> _Stated task_
Pick out all lines of the entries that include the word "chart" and copy them.
+++++
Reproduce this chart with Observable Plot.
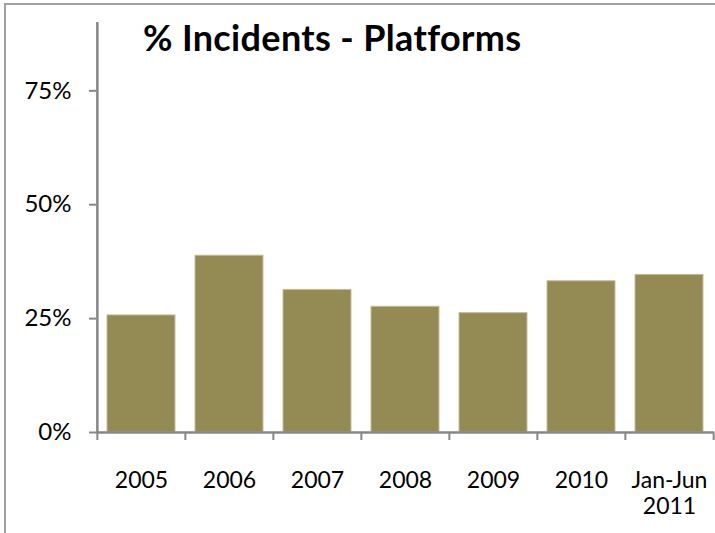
<!DOCTYPE html>
<html><head><meta charset="utf-8">
<script src="https://cdn.jsdelivr.net/npm/d3@7"></script>
<script src="https://cdn.jsdelivr.net/npm/@observablehq/plot@0.6"></script>
<style>
body{margin:0;background:#fff;}
#wrap{position:relative;width:715px;height:533px;overflow:hidden;font-family:Lato,"Open Sans",sans-serif;}
#border{position:absolute;left:4px;top:3px;width:730px;height:560px;border-left:2px solid #a0a0a0;border-top:2px solid #a0a0a0;}
#title{position:absolute;left:143px;top:16px;font-weight:bold;font-size:36px;letter-spacing:0.35px;color:#000;white-space:nowrap;line-height:1.2;}
#chart{position:absolute;left:0;top:0;}
</style></head><body>
<div id="wrap"><div id="border"></div><div id="chart"></div><div id="title">% Incidents - Platforms</div></div>
<script>
const categories = ["2005","2006","2007","2008","2009","2010","Jan-Jun\n2011"];
const values = [0.257,0.388,0.313,0.276,0.262,0.332,0.346];
const yTicks = [0,0.25,0.5,0.75];
const yMax = 0.9;

const data = categories.map((c,i)=>({cat:c, v:values[i]}));
const W = 715, H = 533, ML = 96, MR = 1;
const step = (W-ML-MR)/categories.length;
const axisColor = "#878787";

const plot = Plot.plot({
  width: W, height: H,
  marginLeft: ML, marginRight: MR, marginTop: 22, marginBottom: 101,
  style: {fontFamily: "Lato, 'Open Sans', sans-serif", background: "transparent", color: "#000"},
  x: {domain: categories, paddingInner: 0.23, paddingOuter: 0.115, label: null},
  y: {domain: [0, yMax], label: null},
  marks: [
    Plot.barY(data, {x: "cat", y: "v", fill: "#948A54", stroke: "#c4bd98", strokeWidth: 1}),
    Plot.ruleY([0], {stroke: axisColor, strokeWidth: 2.5}),
    Plot.ruleX([categories[0]], {x: d=>d, y1: 0, y2: yMax, dx: -step/2, stroke: axisColor, strokeWidth: 2.5}),
    Plot.ruleX(categories, {x: d=>d, y1: 0, y2: 0, insetBottom: -8, dx: -step/2, stroke: axisColor, strokeWidth: 2}),
    Plot.ruleX([categories[categories.length-1]], {x: d=>d, y1: 0, y2: 0, insetBottom: -8, dx: step/2, stroke: axisColor, strokeWidth: 2}),
    Plot.axisY({ticks: yTicks, tickFormat: d3.format(".0%"), tickSize: 7, tickPadding: 18, stroke: axisColor, strokeWidth: 2, fontSize: 24, fill: "#000", label: null}),
    Plot.axisX({tickSize: 0, tickPadding: 37, fontSize: 23, lineHeight: 1.13, fill: "#000", label: null})
  ]
});
document.getElementById("chart").appendChild(plot);
</script>
</body></html>
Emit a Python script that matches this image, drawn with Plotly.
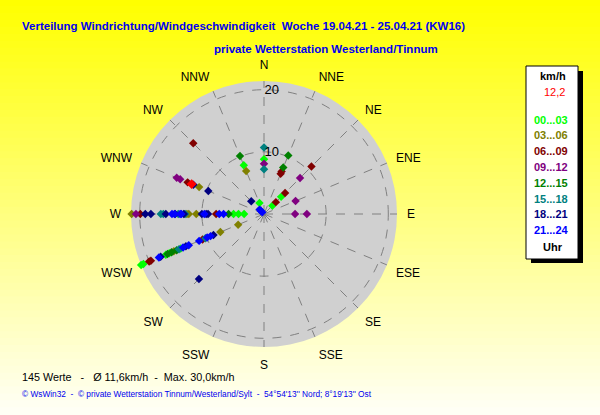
import plotly.graph_objects as go

# compass directions and their angle in degrees
compass = ["N", "NNE", "NE", "ENE", "E", "ESE", "SE", "SSE",
           "S", "SSW", "SW", "WSW", "W", "WNW", "NW", "NNW"]
compass_deg = [i * 22.5 for i in range(16)]

# hour classes shown in the legend box
hour_labels = ["00...03", "03...06", "06...09", "09...12",
               "12...15", "15...18", "18...21", "21...24"]
hour_colors = ["#00ff00", "#808000", "#800000", "#800080",
               "#008000", "#008080", "#000080", "#0000ff"]

# one entry per plotted value: direction, speed (km/h), hour class
directions = (
    ["W"] * 30 + ["WSW"] * 25 + ["SW"] + ["WNW"] * 6 + ["NW"] * 5
    + ["NNW"] * 4 + ["N"] * 4 + ["NNE"] * 4 + ["NE"] * 6 + ["ENE"] + ["E"] * 2
)
speeds = [
    # W
    21.3, 20.6, 19.9, 19.1, 18.2, 16.6, 16.2, 15.8, 14.8, 14.4,
    14.3, 13.8, 13.5, 13.3, 12.9, 12.7, 12.4, 12.1, 10.9, 10.0,
    9.6, 9.3, 9.0, 7.7, 7.2, 6.5, 5.7, 4.9, 4.1, 3.2,
    # WSW
    21.4, 21.0, 20.0, 19.7, 18.3, 18.0, 17.1, 16.8, 16.5, 16.1,
    15.7, 15.2, 14.8, 14.5, 14.1, 13.6, 13.1, 11.3, 10.7, 10.2,
    9.9, 9.3, 8.8, 7.6, 4.5,
    # SW
    14.8,
    # WNW
    15.2, 14.6, 13.3, 12.3, 11.3, 9.7,
    # NW
    16.1, 2.9, 1.0, 0.7, 0.4,
    # NNW
    10.1, 8.5, 7.5, 1.9,
    # N
    10.7, 8.8, 8.1, 7.2,
    # NNE
    10.2, 8.1, 7.4, 7.0,
    # NE
    10.8, 8.2, 4.8, 3.9, 2.7, 1.9,
    # ENE
    5.5,
    # E
    5.0, 6.9,
]
hours = [
    # W
    "03...06", "09...12", "06...09", "18...21", "18...21", "15...18", "15...18", "18...21", "21...24", "21...24",
    "18...21", "15...18", "21...24", "21...24", "18...21", "15...18", "03...06", "03...06", "03...06", "18...21",
    "21...24", "18...21", "18...21", "06...09", "21...24", "21...24", "12...15", "00...03", "00...03", "00...03",
    # WSW
    "00...03", "00...03", "06...09", "06...09", "21...24", "18...21", "00...03", "12...15", "00...03", "12...15",
    "03...06", "12...15", "15...18", "00...03", "21...24", "18...21", "21...24", "21...24", "06...09", "15...18",
    "21...24", "21...24", "18...21", "03...06", "03...06",
    # SW
    "18...21",
    # WNW
    "09...12", "09...12", "06...09", "18...21", "03...06", "18...21",
    # NW
    "06...09", "18...21", "21...24", "21...24", "21...24",
    # NNW
    "12...15", "00...03", "03...06", "00...03",
    # N
    "15...18", "00...03", "09...12", "15...18",
    # NNE
    "12...15", "12...15", "06...09", "06...09",
    # NE
    "06...09", "09...12", "06...09", "00...03", "06...09", "00...03",
    # ENE
    "09...12",
    # E
    "09...12", "09...12",
]

# current value
current_dir = "WNW"
current_speed = 12.6
current_label = "12,2"

summary = "145 Werte   -   Ø 11,6km/h  -  Max. 30,0km/h"
footer = ("© WsWin32  -  © private Wetterstation Tinnum/Westerland/Sylt  -  "
          "54°54'13'' Nord; 8°19'13'' Ost")

angle_of = dict(zip(compass, compass_deg))

fig = go.Figure()
for label, color in zip(hour_labels, hour_colors):
    r = [s for s, h in zip(speeds, hours) if h == label]
    t = [angle_of[d] for d, h in zip(directions, hours) if h == label]
    fig.add_trace(go.Scatterpolar(
        r=r, theta=t, mode="markers", name=label,
        marker=dict(symbol="diamond", size=6.5, color=color),
    ))
fig.add_trace(go.Scatterpolar(
    r=[current_speed], theta=[angle_of[current_dir]], mode="markers",
    marker=dict(symbol="diamond", size=7.5, color="#ff0000"),
))

# yellow gradient background
shapes = []
n = 60
for i in range(n):
    f = i / (n - 1)
    b = int(round(0 + 245 * f))
    shapes.append(dict(type="rect", xref="paper", yref="paper",
                       x0=0, x1=1, y0=1 - (i + 1) / n, y1=1 - i / n + 0.002,
                       fillcolor=f"rgb(255,255,{b})", line=dict(width=0), layer="below"))

# legend box with shadow
W, H = 600, 415
def px(x, y):
    return x / W, 1 - y / H

sx0, sy0 = px(531, 71)
sx1, sy1 = px(583, 263)
shapes.append(dict(type="rect", xref="paper", yref="paper", x0=sx0, y0=sy1, x1=sx1, y1=sy0,
                   fillcolor="#000000", line=dict(width=0), layer="above"))
bx0, by0 = px(526, 66)
bx1, by1 = px(578, 259)
shapes.append(dict(type="rect", xref="paper", yref="paper", x0=bx0, y0=by1, x1=bx1, y1=by0,
                   fillcolor="#ffffff", line=dict(color="#000000", width=1), layer="above"))

annotations = []
def text(x, y, s, color="#000000", size=12, xanchor="left", bold=False):
    xx, yy = px(x, y)
    annotations.append(dict(xref="paper", yref="paper", x=xx, y=yy, text=f"<b>{s}</b>" if bold else s,
                            showarrow=False, xanchor=xanchor, yanchor="middle",
                            font=dict(color=color, size=size, family="Liberation Sans")))

text(20, 26, "Verteilung Windrichtung/Windgeschwindigkeit  Woche 19.04.21 - 25.04.21 (KW16)",
     "#0000ee", 11.5, "left", True)
text(212, 49, "private Wetterstation Westerland/Tinnum", "#0000ee", 11.5, "left", True)
text(553, 76, "km/h", "#000000", 11, "center", True)
text(567, 92, current_label, "#ff0000", 11, "right")
for i, (label, color) in enumerate(zip(hour_labels, hour_colors)):
    text(532, 119.5 + i * 15.8, label, color, 11, "left", True)
text(553, 247, "Uhr", "#000000", 11, "center", True)
text(20, 377, summary, "#000000", 10.8)
text(20, 394, footer, "#0000ee", 8.3)

cx, cy, rad = 264, 214, 133
fig.update_layout(
    width=W, height=H,
    margin=dict(l=0, r=0, t=0, b=0),
    paper_bgcolor="#ffff80",
    showlegend=False,
    font=dict(family="Liberation Sans", size=12, color="#000000"),
    shapes=shapes,
    annotations=annotations,
    polar=dict(
        domain=dict(x=[(cx - rad) / W, (cx + rad) / W],
                    y=[1 - (cy + rad) / H, 1 - (cy - rad) / H]),
        bgcolor="#d0d0d0",
        angularaxis=dict(
            rotation=90, direction="clockwise", thetaunit="degrees",
            tickmode="array", tickvals=compass_deg, ticktext=compass,
            showline=False, ticks="outside", ticklen=7, tickcolor="rgba(0,0,0,0)",
            gridcolor="#808080", griddash="dash",
            gridwidth=1, tickfont=dict(size=12, color="#000000"),
        ),
        radialaxis=dict(
            range=[0, 21.4], tickmode="array", tickvals=[10, 20],
            tickprefix="\u00a0\u00a0\u00a0\u00a0\u00a0",
            showline=False, ticks="", angle=90, tickangle=90, gridcolor="#808080",
            griddash="dash", gridwidth=1, tickfont=dict(size=13, color="#000000"),
        ),
    ),
)

fig.write_html("out.html", config={"displayModeBar": False})

# drop the default page margin so the figure sits at the window's top-left
with open("out.html", encoding="utf-8") as f:
    page = f.read()
page = page.replace("<head>", "<head><style>body{margin:0;}</style>", 1)
with open("out.html", "w", encoding="utf-8") as f:
    f.write(page)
+++++
> _Answer for the task_
Reproduce this chart with Observable Plot.
#chart{position:absolute;left:0;top:0;}
<div id="wrap"><div id="border"></div><div id="chart"></div><div id="title">% Incidents - Platforms</div></div>
document.getElementById("chart").appendChild(plot);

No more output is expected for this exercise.